═══ GIVEN INFORMATION ═══

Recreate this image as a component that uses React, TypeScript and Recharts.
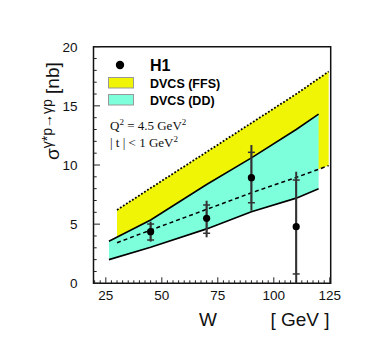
import React from 'react';
import { ComposedChart, Area, Line, Scatter, XAxis, YAxis, ErrorBar, ReferenceArea } from 'recharts';

// ---- axis setup ----
const X_DOMAIN: [number, number] = [19.5, 125.4];
const Y_DOMAIN: [number, number] = [0, 20];
const X_MAJOR_TICKS = [25, 50, 75, 100, 125];
const Y_MAJOR_TICKS = [0, 5, 10, 15, 20];
const X_MINOR_STEP = 2.5;
const Y_MINOR_STEP = 1;

// ---- DVCS (DD) band (solid edges) ----
const W_DD = [26.4, 45, 70, 90, 110, 120];
const DD_LOW = [2.0, 3.05, 4.6, 6.05, 7.2, 8.0];
const DD_HIGH = [3.55, 5.35, 8.35, 10.6, 13.0, 14.3];

// ---- DVCS (FFS) band (dashed lower, dotted upper) ----
const W_FFS = [30, 45, 70, 90, 110, 124.5];
const FFS_LOW = [3.43, 4.5, 6.25, 7.65, 8.95, 9.95];
const FFS_HIGH = [6.2, 8.05, 11.1, 13.55, 16.0, 17.9];

// ---- H1 data ----
const W_H1 = [45, 70, 90, 110];
const H1 = [4.36, 5.49, 8.93, 4.79];
const H1_STAT_LOW = [3.66, 4.23, 6.81, 0.79];
const H1_STAT_HIGH = [5.01, 6.62, 11.07, 8.73];
const H1_TOT_LOW = [3.52, 3.89, 6.14, 0.0];
const H1_TOT_HIGH = [5.21, 6.98, 11.69, 9.43];

const YELLOW = '#f0f505';
const CYAN = '#7dffdc';

function range(from: number, to: number, step: number): number[] {
  const out: number[] = [];
  for (let v = from; v <= to + 1e-9; v += step) out.push(Math.round(v * 100) / 100);
  return out;
}
const X_TICKS = range(20, 125, X_MINOR_STEP);
const Y_TICKS = range(0, 20, Y_MINOR_STEP);

const ddData = W_DD.map((w, i) => ({ w, dd: [DD_LOW[i], DD_HIGH[i]] }));
const ffsData = W_FFS.map((w, i) => ({ w, ffs: [FFS_LOW[i], FFS_HIGH[i]], lo: FFS_LOW[i], hi: FFS_HIGH[i] }));
const h1Data = W_H1.map((w, i) => ({
  w,
  v: H1[i],
  stat: [H1[i] - H1_STAT_LOW[i], H1_STAT_HIGH[i] - H1[i]],
  tot: [H1[i] - H1_TOT_LOW[i], H1_TOT_HIGH[i] - H1[i]],
}));

const SANS = '"Liberation Sans", Arial, Helvetica, sans-serif';
const SERIF = '"Liberation Serif", "Times New Roman", serif';

const XTick = (props: any) => {
  const { x, y, payload } = props;
  const v = payload.value;
  const major = X_MAJOR_TICKS.includes(v);
  return (
    <g>
      <line x1={x} y1={y} x2={x} y2={y - (major ? 6 : 3)} stroke="#222" strokeWidth={1} />
      {major && (
        <text x={x} y={y + 17} textAnchor="middle" fontFamily={SANS} fontSize={13.5} fill="#111">
          {v}
        </text>
      )}
    </g>
  );
};

const YTick = (props: any) => {
  const { x, y, payload } = props;
  const v = payload.value;
  const major = Y_MAJOR_TICKS.includes(v);
  return (
    <g>
      <line x1={x} y1={y} x2={x + (major ? 6.5 : 3.2)} y2={y} stroke="#222" strokeWidth={1} />
      {major && (
        <text x={x - 16} y={y + 5} textAnchor="end" fontFamily={SANS} fontSize={13.5} fill="#111">
          {v}
        </text>
      )}
    </g>
  );
};

const Dot = (p: any) => <circle cx={p.cx} cy={p.cy} r={3.6} fill="#000" />;

export default function App() {
  const W = 362;
  const H = 338;
  return (
    <div style={{ position: 'relative', width: W, height: H }}>
      <ComposedChart
        width={W}
        height={H}
        margin={{ top: 38.7, right: 39.3, left: 35.5, bottom: 22.7 }}
      >
        <XAxis
          type="number"
          dataKey="w"
          domain={X_DOMAIN}
          allowDataOverflow
          ticks={X_TICKS}
          interval={0}
          tickLine={false}
          axisLine={false}
          tickSize={0}
          tickMargin={0}
          tick={<XTick />}
          height={40}
        />
        <YAxis
          type="number"
          domain={Y_DOMAIN}
          allowDataOverflow
          ticks={Y_TICKS}
          interval={0}
          tickLine={false}
          axisLine={false}
          tickSize={0}
          tickMargin={0}
          tick={<YTick />}
          width={50}
        />
        <Area
          data={ffsData}
          dataKey="ffs"
          type="linear"
          fill={YELLOW}
          fillOpacity={1}
          stroke="none"
          isAnimationActive={false}
          dot={false}
          activeDot={false}
        />
        <Area
          data={ddData}
          dataKey="dd"
          type="linear"
          fill={CYAN}
          fillOpacity={1}
          stroke="#000"
          strokeWidth={1.6}
          isAnimationActive={false}
          dot={false}
          activeDot={false}
        />
        <Line
          data={ffsData}
          dataKey="lo"
          type="linear"
          stroke="#000"
          strokeWidth={1.5}
          strokeDasharray="4 3"
          dot={false}
          activeDot={false}
          isAnimationActive={false}
        />
        <Line
          data={ffsData}
          dataKey="hi"
          type="linear"
          stroke="#000"
          strokeWidth={1.8}
          strokeDasharray="1.8 1.8"
          dot={false}
          activeDot={false}
          isAnimationActive={false}
        />
        <Scatter data={h1Data} dataKey="v" shape={<Dot />} isAnimationActive={false}>
          <ErrorBar dataKey="tot" direction="y" width={0} stroke="#333" strokeWidth={2} isAnimationActive={false} />
          <ErrorBar dataKey="stat" direction="y" width={3.5} stroke="#333" strokeWidth={1.5} isAnimationActive={false} />
        </Scatter>
        <ReferenceArea
          x1={X_DOMAIN[0]}
          x2={X_DOMAIN[1]}
          y1={Y_DOMAIN[0]}
          y2={Y_DOMAIN[1]}
          fill="none"
          fillOpacity={0}
          stroke="#111"
          strokeWidth={1.5}
          ifOverflow="visible"
        />
      </ComposedChart>
      <svg
        width={W}
        height={H}
        style={{ position: 'absolute', left: 0, top: 0, pointerEvents: 'none' }}
      >
        {/* legend */}
        <circle cx={112} cy={57} r={4.2} fill="#000" />
        <text x={142} y={62.5} fontFamily={SANS} fontWeight="bold" fontSize={16} fill="#000">H1</text>
        <rect x={100.5} y={69.5} width={25} height={10.5} fill={YELLOW} stroke="#999" strokeWidth={1} />
        <text x={142} y={80.3} fontFamily={SANS} fontWeight="bold" fontSize={12.5} fill="#000">DVCS (FFS)</text>
        <rect x={100.5} y={86.5} width={25} height={10.5} fill={CYAN} stroke="#999" strokeWidth={1} />
        <text x={142} y={97} fontFamily={SANS} fontWeight="bold" fontSize={12.5} fill="#000">DVCS (DD)</text>
        <text x={102} y={122} fontFamily={SERIF} fontSize={13} fill="#111">
          Q<tspan dy={-5} fontSize={9}>2</tspan>
          <tspan dy={5}> = 4.5 GeV</tspan>
          <tspan dy={-5} fontSize={9}>2</tspan>
        </text>
        <text x={102} y={138.5} fontFamily={SERIF} fontSize={13} fill="#111">
          | t | &lt; 1 GeV<tspan dy={-5} fontSize={9}>2</tspan>
        </text>
        {/* axis titles */}
        <text x={200} y={318} textAnchor="middle" fontFamily={SANS} fontSize={19} fill="#111">W</text>
        <text x={292} y={318} textAnchor="middle" fontFamily={SANS} fontSize={19} fill="#111">[ GeV ]</text>
        <text
          transform="translate(51,152) rotate(-90)"
          fontFamily={SANS}
          fontSize={19}
          fill="#111"
        >
          σ<tspan dy={-7} fontSize={14}>γ*p→γp</tspan>
          <tspan dy={7}> [nb]</tspan>
        </text>
      </svg>
    </div>
  );
}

═══

WHAT THE EXERCISE ASKS: Up to and including the line with "const H1_TOT_HIGH = [5.21, 6.98, 11.69, 9.43];", copy the data above from its first line. Skip pictures.

WRITTEN SOLUTION:
Recreate this image as a component that uses React, TypeScript and Recharts.
import React from 'react';
import { ComposedChart, Area, Line, Scatter, XAxis, YAxis, ErrorBar, ReferenceArea } from 'recharts';

// ---- axis setup ----
const X_DOMAIN: [number, number] = [19.5, 125.4];
const Y_DOMAIN: [number, number] = [0, 20];
const X_MAJOR_TICKS = [25, 50, 75, 100, 125];
const Y_MAJOR_TICKS = [0, 5, 10, 15, 20];
const X_MINOR_STEP = 2.5;
const Y_MINOR_STEP = 1;

// ---- DVCS (DD) band (solid edges) ----
const W_DD = [26.4, 45, 70, 90, 110, 120];
const DD_LOW = [2.0, 3.05, 4.6, 6.05, 7.2, 8.0];
const DD_HIGH = [3.55, 5.35, 8.35, 10.6, 13.0, 14.3];

// ---- DVCS (FFS) band (dashed lower, dotted upper) ----
const W_FFS = [30, 45, 70, 90, 110, 124.5];
const FFS_LOW = [3.43, 4.5, 6.25, 7.65, 8.95, 9.95];
const FFS_HIGH = [6.2, 8.05, 11.1, 13.55, 16.0, 17.9];

// ---- H1 data ----
const W_H1 = [45, 70, 90, 110];
const H1 = [4.36, 5.49, 8.93, 4.79];
const H1_STAT_LOW = [3.66, 4.23, 6.81, 0.79];
const H1_STAT_HIGH = [5.01, 6.62, 11.07, 8.73];
const H1_TOT_LOW = [3.52, 3.89, 6.14, 0.0];
const H1_TOT_HIGH = [5.21, 6.98, 11.69, 9.43];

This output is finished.